Write out the full set of records below exactly.

**********

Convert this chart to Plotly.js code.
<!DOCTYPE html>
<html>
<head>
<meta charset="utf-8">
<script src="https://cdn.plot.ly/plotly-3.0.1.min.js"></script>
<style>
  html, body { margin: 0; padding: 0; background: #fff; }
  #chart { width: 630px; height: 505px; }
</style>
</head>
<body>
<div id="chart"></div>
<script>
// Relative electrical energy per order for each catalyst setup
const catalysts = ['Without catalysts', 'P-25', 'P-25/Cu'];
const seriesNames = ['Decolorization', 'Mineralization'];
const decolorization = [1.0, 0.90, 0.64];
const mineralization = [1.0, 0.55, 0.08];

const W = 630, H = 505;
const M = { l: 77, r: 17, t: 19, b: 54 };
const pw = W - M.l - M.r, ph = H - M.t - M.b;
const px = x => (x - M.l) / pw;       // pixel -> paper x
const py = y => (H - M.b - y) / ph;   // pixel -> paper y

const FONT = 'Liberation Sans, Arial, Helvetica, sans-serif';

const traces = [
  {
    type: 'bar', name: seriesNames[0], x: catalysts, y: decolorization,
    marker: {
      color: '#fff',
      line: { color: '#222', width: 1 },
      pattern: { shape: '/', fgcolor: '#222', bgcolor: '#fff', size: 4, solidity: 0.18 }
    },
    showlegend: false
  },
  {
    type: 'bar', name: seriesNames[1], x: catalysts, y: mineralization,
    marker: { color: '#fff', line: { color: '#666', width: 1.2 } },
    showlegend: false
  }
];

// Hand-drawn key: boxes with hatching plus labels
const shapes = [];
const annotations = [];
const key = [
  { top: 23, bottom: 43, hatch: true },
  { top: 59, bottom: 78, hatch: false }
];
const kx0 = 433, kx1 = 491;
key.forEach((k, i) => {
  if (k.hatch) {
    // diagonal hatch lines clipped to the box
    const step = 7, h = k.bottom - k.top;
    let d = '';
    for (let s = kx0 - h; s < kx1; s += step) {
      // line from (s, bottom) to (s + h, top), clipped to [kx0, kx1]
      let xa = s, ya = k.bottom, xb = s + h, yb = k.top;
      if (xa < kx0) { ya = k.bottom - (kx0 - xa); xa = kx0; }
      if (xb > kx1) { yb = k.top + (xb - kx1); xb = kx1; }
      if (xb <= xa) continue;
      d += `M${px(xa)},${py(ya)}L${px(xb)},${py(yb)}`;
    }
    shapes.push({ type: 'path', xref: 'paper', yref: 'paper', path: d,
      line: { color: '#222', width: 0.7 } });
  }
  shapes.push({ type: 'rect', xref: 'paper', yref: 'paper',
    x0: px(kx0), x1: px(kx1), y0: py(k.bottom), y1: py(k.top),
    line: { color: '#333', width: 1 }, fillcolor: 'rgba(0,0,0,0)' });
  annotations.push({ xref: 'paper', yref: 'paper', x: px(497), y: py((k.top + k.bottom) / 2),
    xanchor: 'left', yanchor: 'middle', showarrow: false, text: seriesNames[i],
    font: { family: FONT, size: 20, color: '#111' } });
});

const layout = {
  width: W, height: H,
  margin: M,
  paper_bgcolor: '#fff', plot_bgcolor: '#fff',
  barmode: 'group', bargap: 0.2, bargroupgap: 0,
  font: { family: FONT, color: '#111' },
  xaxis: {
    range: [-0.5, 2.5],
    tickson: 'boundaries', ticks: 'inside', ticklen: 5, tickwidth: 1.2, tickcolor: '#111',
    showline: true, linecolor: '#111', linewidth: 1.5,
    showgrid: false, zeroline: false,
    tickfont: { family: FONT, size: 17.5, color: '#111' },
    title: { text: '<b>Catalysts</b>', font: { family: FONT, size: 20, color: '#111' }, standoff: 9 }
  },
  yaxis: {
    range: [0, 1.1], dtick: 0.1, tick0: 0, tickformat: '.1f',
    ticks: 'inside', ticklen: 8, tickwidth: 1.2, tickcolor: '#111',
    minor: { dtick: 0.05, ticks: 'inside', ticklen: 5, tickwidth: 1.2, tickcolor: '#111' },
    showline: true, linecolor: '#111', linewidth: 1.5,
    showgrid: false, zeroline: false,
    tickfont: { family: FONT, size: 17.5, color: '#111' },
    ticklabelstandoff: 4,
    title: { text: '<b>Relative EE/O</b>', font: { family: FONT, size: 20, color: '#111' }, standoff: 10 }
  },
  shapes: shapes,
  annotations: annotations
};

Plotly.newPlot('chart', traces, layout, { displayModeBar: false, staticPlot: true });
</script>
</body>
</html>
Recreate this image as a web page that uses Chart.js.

**********

* Correct response
Convert this chart to Plotly.js code.
<!DOCTYPE html>
<html>
<head>
<meta charset="utf-8">
<script src="https://cdn.plot.ly/plotly-3.0.1.min.js"></script>
<style>
  html, body { margin: 0; padding: 0; background: #fff; }
  #chart { width: 630px; height: 505px; }
</style>
</head>
<body>
<div id="chart"></div>
<script>
// Relative electrical energy per order for each catalyst setup
const catalysts = ['Without catalysts', 'P-25', 'P-25/Cu'];
const seriesNames = ['Decolorization', 'Mineralization'];
const decolorization = [1.0, 0.90, 0.64];
const mineralization = [1.0, 0.55, 0.08];

const W = 630, H = 505;
const M = { l: 77, r: 17, t: 19, b: 54 };
const pw = W - M.l - M.r, ph = H - M.t - M.b;
const px = x => (x - M.l) / pw;       // pixel -> paper x
const py = y => (H - M.b - y) / ph;   // pixel -> paper y

const FONT = 'Liberation Sans, Arial, Helvetica, sans-serif';

const traces = [
  {
    type: 'bar', name: seriesNames[0], x: catalysts, y: decolorization,
    marker: {
      color: '#fff',
      line: { color: '#222', width: 1 },
      pattern: { shape: '/', fgcolor: '#222', bgcolor: '#fff', size: 4, solidity: 0.18 }
    },
    showlegend: false
  },
  {
    type: 'bar', name: seriesNames[1], x: catalysts, y: mineralization,
    marker: { color: '#fff', line: { color: '#666', width: 1.2 } },
    showlegend: false
  }
];

// Hand-drawn key: boxes with hatching plus labels
const shapes = [];
const annotations = [];
const key = [
  { top: 23, bottom: 43, hatch: true },
  { top: 59, bottom: 78, hatch: false }
];
const kx0 = 433, kx1 = 491;
key.forEach((k, i) => {
  if (k.hatch) {
    // diagonal hatch lines clipped to the box
    const step = 7, h = k.bottom - k.top;
    let d = '';
    for (let s = kx0 - h; s < kx1; s += step) {
      // line from (s, bottom) to (s + h, top), clipped to [kx0, kx1]
      let xa = s, ya = k.bottom, xb = s + h, yb = k.top;
      if (xa < kx0) { ya = k.bottom - (kx0 - xa); xa = kx0; }
      if (xb > kx1) { yb = k.top + (xb - kx1); xb = kx1; }
      if (xb <= xa) continue;
      d += `M${px(xa)},${py(ya)}L${px(xb)},${py(yb)}`;
    }
    shapes.push({ type: 'path', xref: 'paper', yref: 'paper', path: d,
      line: { color: '#222', width: 0.7 } });
  }
  shapes.push({ type: 'rect', xref: 'paper', yref: 'paper',
    x0: px(kx0), x1: px(kx1), y0: py(k.bottom), y1: py(k.top),
    line: { color: '#333', width: 1 }, fillcolor: 'rgba(0,0,0,0)' });
  annotations.push({ xref: 'paper', yref: 'paper', x: px(497), y: py((k.top + k.bottom) / 2),
    xanchor: 'left', yanchor: 'middle', showarrow: false, text: seriesNames[i],
    font: { family: FONT, size: 20, color: '#111' } });
});

const layout = {
  width: W, height: H,
  margin: M,
  paper_bgcolor: '#fff', plot_bgcolor: '#fff',
  barmode: 'group', bargap: 0.2, bargroupgap: 0,
  font: { family: FONT, color: '#111' },
  xaxis: {
    range: [-0.5, 2.5],
    tickson: 'boundaries', ticks: 'inside', ticklen: 5, tickwidth: 1.2, tickcolor: '#111',
    showline: true, linecolor: '#111', linewidth: 1.5,
    showgrid: false, zeroline: false,
    tickfont: { family: FONT, size: 17.5, color: '#111' },
    title: { text: '<b>Catalysts</b>', font: { family: FONT, size: 20, color: '#111' }, standoff: 9 }
  },
  yaxis: {
    range: [0, 1.1], dtick: 0.1, tick0: 0, tickformat: '.1f',
    ticks: 'inside', ticklen: 8, tickwidth: 1.2, tickcolor: '#111',
    minor: { dtick: 0.05, ticks: 'inside', ticklen: 5, tickwidth: 1.2, tickcolor: '#111' },
    showline: true, linecolor: '#111', linewidth: 1.5,
    showgrid: false, zeroline: false,
    tickfont: { family: FONT, size: 17.5, color: '#111' },
    ticklabelstandoff: 4,
    title: { text: '<b>Relative EE/O</b>', font: { family: FONT, size: 20, color: '#111' }, standoff: 10 }
  },
  shapes: shapes,
  annotations: annotations
};

Plotly.newPlot('chart', traces, layout, { displayModeBar: false, staticPlot: true });
</script>
</body>
</html>
Recreate this image as a web page that uses Chart.js.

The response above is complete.